Ceux qui connaissent ce cas affirment que Samir, à la fin, « a succombé aux pressions ». En partie grâce à son ami Nourdinne Ziani, président de l’Union des centres culturels islamiques de Catalogne jusqu’à son expulsion au Maroc en 2013, après que le CNI l’ait accusé d’être un agent de la DGED et de mettre en danger la sécurité nationale.
«L’espion Ziani n’a pas freiné. Il avait accès à de l’argent et avait touché une clé sur laquelle il ne fallait pas appuyer, à savoir le financement de certains collectifs salafistes. Maintenant, Ziani est au Maroc, économiquement couvert par les banques marocaines qu’il a aidées à s’installer en Espagne et à ouvrir des comptes là-bas « , explique un chercheur du CNI travaillant depuis des années en Afrique du Nord. «Samir El Jebli était très proche de Ziani. C’est lui qui l’a capté après que les pressions ont commencé. Et maintenant, Ziani travaille au ministère des Affaires religieuses et Samir continue à lui passer des informations ».
Samir est né dans la ville marocaine de Larache il y a 40 ans. Il est arrivé en Catalogne en 1990. Il a été vice-président de la Fédération des entités culturelles catalanes d’origine marocaine (Feccom). «Un projet que Chaib et Ziani ont entrepris poue se partager l’influence du Maroc en Catalogne. L’un allait contrôler la sphère culturelle et l’autre la sphère religieuse. Mais Chaib a commencé à protester parce que Ziani lui prennait la vedette. À tel point que, selon l’Union des communautés islamiques, Chaib était derrière l’expulsion de Ziani vers le Maroc parce qu’il travaillait également pour le CNI « , explique un ancien diplomate marocain.
Samir a aussi dénoncé devant la Police que le député socialiste avait utilisé Feccom à d’autres fins. Il dit que Chaib demandait des subventions à l’État, qu’il deviait ensuite vers d’autres entités qu’il dirigeait également. Et qu’il faisait la même chose avec l’argent qu’il recevait du Maroc. «Chaib n’a jamais cessé de transmettre des informations au Maroc. Et Samir est un profil d’informateur plus bas », explique le conseiller de la police en Catalogne.
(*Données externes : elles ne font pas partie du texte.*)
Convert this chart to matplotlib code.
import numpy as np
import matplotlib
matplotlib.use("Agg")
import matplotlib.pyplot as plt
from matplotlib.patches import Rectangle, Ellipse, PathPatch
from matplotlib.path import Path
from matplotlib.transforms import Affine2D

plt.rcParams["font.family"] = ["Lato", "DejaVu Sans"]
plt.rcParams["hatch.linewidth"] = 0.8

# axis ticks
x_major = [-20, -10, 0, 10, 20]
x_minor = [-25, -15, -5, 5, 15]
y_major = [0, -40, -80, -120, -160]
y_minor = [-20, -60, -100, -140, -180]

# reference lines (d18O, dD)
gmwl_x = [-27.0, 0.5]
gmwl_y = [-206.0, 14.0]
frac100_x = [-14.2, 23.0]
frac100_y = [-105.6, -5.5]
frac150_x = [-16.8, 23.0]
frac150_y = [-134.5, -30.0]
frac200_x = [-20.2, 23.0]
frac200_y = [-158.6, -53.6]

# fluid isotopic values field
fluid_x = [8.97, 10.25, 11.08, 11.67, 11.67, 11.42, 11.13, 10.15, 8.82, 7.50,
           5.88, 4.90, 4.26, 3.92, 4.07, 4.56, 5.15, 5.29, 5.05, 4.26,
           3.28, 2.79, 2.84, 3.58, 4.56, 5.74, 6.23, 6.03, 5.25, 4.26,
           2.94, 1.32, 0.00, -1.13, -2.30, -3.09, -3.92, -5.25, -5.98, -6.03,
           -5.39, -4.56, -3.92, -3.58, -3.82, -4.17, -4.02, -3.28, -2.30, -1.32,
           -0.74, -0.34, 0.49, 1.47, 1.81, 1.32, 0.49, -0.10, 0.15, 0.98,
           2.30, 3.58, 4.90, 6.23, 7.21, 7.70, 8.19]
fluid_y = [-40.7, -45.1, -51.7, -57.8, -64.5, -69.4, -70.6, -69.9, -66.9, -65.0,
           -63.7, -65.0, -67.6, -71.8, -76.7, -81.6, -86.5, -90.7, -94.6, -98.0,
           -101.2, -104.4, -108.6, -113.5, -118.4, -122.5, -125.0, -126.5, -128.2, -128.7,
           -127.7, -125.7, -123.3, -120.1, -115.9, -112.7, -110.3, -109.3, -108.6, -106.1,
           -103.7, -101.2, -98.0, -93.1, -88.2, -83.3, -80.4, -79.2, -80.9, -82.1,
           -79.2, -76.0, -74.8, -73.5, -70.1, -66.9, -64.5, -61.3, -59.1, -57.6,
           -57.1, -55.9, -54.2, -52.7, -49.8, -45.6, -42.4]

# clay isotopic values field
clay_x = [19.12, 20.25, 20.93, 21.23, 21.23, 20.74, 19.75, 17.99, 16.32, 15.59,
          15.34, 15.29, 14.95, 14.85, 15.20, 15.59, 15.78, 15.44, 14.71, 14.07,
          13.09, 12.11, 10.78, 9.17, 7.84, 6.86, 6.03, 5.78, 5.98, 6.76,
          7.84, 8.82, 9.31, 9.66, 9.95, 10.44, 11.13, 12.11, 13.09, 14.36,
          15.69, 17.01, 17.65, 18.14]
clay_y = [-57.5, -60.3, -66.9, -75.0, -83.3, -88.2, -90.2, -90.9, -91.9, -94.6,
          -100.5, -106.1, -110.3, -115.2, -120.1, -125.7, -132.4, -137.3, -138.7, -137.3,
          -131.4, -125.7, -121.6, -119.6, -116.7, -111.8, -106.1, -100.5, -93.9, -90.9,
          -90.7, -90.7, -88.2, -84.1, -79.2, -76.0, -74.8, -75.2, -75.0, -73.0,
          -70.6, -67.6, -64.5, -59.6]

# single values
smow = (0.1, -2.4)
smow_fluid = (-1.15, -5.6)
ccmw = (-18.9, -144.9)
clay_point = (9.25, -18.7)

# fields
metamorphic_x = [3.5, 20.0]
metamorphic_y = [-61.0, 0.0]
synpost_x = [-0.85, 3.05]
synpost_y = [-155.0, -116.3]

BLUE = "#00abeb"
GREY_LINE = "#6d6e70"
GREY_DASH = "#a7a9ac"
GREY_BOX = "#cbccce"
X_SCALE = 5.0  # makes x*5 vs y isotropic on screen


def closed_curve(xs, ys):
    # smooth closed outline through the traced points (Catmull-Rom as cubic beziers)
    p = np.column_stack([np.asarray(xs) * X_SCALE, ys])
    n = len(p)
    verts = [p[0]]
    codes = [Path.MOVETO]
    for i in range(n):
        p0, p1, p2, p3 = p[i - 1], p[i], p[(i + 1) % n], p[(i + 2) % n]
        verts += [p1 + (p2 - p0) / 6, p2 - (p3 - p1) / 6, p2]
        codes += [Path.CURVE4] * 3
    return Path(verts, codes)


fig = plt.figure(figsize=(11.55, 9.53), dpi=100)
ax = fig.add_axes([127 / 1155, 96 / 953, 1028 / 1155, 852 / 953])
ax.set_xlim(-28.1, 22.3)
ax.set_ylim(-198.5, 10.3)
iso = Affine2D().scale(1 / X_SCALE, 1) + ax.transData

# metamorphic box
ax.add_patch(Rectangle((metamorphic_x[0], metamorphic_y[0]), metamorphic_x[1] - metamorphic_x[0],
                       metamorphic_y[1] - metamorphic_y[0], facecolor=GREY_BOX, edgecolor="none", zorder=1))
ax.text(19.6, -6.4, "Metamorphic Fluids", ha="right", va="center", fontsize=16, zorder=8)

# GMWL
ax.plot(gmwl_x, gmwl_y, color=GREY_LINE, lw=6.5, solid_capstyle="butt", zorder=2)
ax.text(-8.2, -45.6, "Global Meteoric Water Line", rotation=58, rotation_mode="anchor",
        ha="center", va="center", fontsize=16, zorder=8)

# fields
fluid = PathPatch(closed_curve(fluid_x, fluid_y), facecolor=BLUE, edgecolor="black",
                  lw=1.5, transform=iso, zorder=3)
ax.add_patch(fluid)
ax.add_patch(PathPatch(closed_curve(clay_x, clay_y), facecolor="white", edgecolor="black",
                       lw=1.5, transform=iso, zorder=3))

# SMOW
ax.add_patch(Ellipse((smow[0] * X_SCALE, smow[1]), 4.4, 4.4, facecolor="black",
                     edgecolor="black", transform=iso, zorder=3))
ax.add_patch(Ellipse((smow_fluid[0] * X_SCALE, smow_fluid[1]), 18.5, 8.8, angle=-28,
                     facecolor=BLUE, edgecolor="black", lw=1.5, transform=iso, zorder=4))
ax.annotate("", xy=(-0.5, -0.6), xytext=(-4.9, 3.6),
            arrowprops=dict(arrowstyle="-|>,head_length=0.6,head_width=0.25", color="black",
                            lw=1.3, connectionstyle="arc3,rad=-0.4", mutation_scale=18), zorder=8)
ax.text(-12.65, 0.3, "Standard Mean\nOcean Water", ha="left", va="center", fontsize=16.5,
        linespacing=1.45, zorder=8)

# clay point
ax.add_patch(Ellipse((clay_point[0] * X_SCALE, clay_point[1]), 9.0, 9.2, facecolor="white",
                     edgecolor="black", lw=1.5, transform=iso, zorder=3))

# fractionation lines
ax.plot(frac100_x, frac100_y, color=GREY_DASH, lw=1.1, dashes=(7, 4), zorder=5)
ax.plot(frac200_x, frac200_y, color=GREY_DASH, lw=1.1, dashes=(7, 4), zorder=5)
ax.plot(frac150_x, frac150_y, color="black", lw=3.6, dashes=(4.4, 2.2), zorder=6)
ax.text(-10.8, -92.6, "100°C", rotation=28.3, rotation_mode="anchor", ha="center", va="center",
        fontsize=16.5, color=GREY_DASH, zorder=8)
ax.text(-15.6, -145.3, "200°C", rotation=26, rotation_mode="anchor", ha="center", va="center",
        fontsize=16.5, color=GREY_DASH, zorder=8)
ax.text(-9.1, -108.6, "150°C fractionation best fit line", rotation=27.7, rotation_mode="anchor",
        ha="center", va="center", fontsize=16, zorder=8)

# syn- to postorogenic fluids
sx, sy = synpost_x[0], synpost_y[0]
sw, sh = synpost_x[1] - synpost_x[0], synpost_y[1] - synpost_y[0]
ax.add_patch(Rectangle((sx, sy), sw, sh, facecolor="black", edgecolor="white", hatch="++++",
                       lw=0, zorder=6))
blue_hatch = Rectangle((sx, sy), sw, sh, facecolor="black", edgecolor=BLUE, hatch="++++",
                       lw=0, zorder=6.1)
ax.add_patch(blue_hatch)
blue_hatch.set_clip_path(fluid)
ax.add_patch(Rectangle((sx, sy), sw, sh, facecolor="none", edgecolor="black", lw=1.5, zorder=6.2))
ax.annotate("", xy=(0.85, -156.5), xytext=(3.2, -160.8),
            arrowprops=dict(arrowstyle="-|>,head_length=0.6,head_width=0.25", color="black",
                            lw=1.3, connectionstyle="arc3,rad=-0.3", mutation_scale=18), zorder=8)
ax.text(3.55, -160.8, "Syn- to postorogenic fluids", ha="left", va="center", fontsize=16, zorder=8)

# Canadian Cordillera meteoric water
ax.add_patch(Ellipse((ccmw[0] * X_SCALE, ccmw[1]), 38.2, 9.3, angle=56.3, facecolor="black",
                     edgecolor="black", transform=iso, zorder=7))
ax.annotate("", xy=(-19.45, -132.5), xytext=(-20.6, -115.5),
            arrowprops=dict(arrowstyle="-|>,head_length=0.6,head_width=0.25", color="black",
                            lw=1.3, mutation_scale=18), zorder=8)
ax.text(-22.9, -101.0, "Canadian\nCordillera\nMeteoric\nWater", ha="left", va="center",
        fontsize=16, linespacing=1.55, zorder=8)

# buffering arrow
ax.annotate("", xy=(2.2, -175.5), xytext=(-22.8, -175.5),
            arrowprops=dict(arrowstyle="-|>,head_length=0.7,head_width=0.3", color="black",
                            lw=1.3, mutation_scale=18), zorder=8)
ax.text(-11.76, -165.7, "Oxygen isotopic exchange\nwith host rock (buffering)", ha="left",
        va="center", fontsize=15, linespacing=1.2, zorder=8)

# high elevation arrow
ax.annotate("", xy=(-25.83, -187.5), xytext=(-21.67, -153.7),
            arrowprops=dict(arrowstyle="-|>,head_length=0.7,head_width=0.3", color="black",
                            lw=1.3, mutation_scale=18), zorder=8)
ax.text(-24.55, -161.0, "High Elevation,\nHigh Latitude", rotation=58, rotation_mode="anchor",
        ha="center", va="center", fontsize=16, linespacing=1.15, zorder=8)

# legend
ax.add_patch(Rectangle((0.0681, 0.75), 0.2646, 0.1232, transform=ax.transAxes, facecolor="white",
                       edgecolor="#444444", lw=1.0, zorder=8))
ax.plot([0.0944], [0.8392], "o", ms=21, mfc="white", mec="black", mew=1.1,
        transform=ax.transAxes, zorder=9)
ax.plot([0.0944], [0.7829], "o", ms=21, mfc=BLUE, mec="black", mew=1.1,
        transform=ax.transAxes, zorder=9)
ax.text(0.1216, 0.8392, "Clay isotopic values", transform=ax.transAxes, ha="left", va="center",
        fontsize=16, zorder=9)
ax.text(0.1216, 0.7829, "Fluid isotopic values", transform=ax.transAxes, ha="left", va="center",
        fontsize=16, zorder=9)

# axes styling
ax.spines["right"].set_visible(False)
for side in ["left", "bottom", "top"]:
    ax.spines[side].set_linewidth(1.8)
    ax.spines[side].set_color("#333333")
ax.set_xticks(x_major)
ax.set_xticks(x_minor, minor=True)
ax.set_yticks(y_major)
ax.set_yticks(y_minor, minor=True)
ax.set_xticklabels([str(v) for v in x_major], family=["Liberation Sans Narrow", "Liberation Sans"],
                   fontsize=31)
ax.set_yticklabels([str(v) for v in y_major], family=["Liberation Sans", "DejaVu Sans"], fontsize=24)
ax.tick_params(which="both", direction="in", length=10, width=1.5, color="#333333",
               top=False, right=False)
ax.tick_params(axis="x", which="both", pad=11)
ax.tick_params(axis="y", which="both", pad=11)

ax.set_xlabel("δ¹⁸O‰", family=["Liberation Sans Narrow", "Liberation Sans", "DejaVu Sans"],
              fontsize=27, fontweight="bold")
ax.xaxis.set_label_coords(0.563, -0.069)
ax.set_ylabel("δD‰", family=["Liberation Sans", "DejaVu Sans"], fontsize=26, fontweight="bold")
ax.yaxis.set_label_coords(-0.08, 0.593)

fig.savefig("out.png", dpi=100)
Mais J., un contact du CNI à Madrid spécialiste du terrorisme, explique clairement pourquoi le Maroc pourrait être intéressé par une infiltration aux côtés de Puigemont: « Les mandataires de Rabat ne veulent pas que la Catalogne obtiennent son indépendance. Ils ne le veulent pas ni ne l’acceptent car c’est un discours qui peut éclabousser sur la question du Sahara. En outre, le mouvement indépendantiste catalan a tenté de s’associer à l’activisme du mouvement rifain. Une autre chose est qu’un courant islamique qui se trouve dans les services secrets et au sein du gouvernement marocain soit intéressé par une déstabilisation de l’Espagne».